Electrical conductivity of anhydrous and hydrous gabbroic melt under high temperature and high pressure: implications for the high-conductivity anomalies in the mid-ocean ridge region

Abstract

Abstract. The electrical conductivity of gabbroic melt with four different water contents (i.e., 0 %, 2.59 wt %, 5.92 wt %, and 8.32 wt %) was measured at temperatures of 873–1373 K and pressures of 1.0–3.0 GPa using a YJ-3000t multi-anvil high-pressure apparatus and Solartron-1260 impedance spectroscopy analyzer. At a fixed water content of 2.59 wt %, the electrical conductivity of the sample slightly decreased with increasing pressure in the temperature range of 873–1373 K, and its corresponding activation energy and activation volume were determined as 0.87 ± 0.04 eV and −1.98 ± 0.02 cm3 molec.−1, respectively.
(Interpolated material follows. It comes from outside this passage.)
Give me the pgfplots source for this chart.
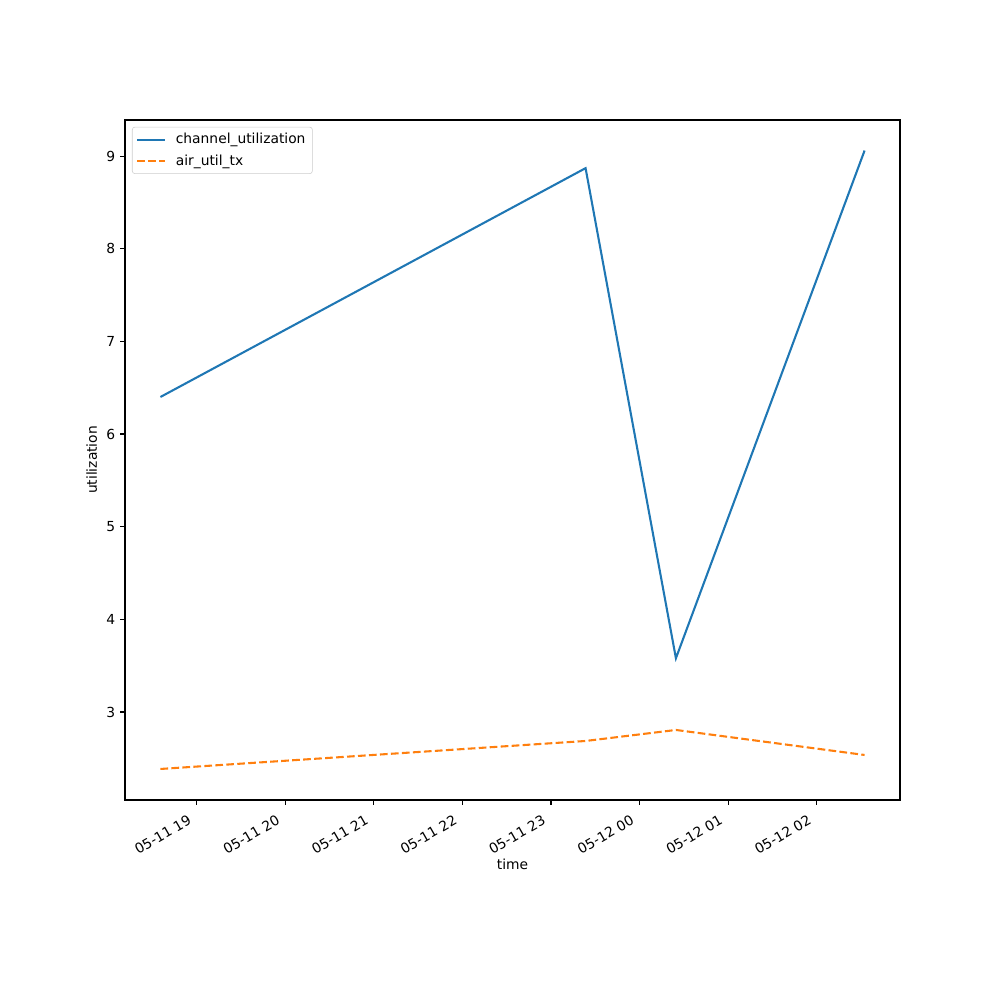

Under the certain conditions of 873–1373 K and 1.0 GPa, the electrical conductivity of the gabbroic melts tends to gradually increase with a rise in water content from 0 wt % to 8.32 wt %, and the activation enthalpy decreases from 0.93 to 0.63 eV accordingly. Furthermore, functional relation models for the electrical conductivity of gabbroic melts with variations of temperature, pressure, and water content were constructed at high-temperature and high-pressure conditions. In addition, the dependence relation of the electrical conductivity of melts with the degree of depolymerization was explored under conditions of four different water contents at 1373 K and 1.0 GPa, and three previously available reported results on those of representative calc-alkaline igneous rock melts (i.e., dacitic melt, basaltic melt, and andesitic melt) were compared in detail. In combination with our presently acquired electrical conductivity data on gabbroic melt with four different water contents and the available data on polycrystalline olivine, the electrical conductivity of a gabbroic melt–olivine system with variation of the volume percentage of anhydrous and hydrous melts was successfully constructed by using the typical Hashin–Shtrikman upper-bound model. In light of the electrical conductivity of the gabbroic melt–olivine system with previous magnetotelluric (MT) results, we find that anhydrous and hydrous gabbroic melts can be employed to reasonably interpret the high-conductivity anomalies in the Mohns Ridge of the Arctic Ocean.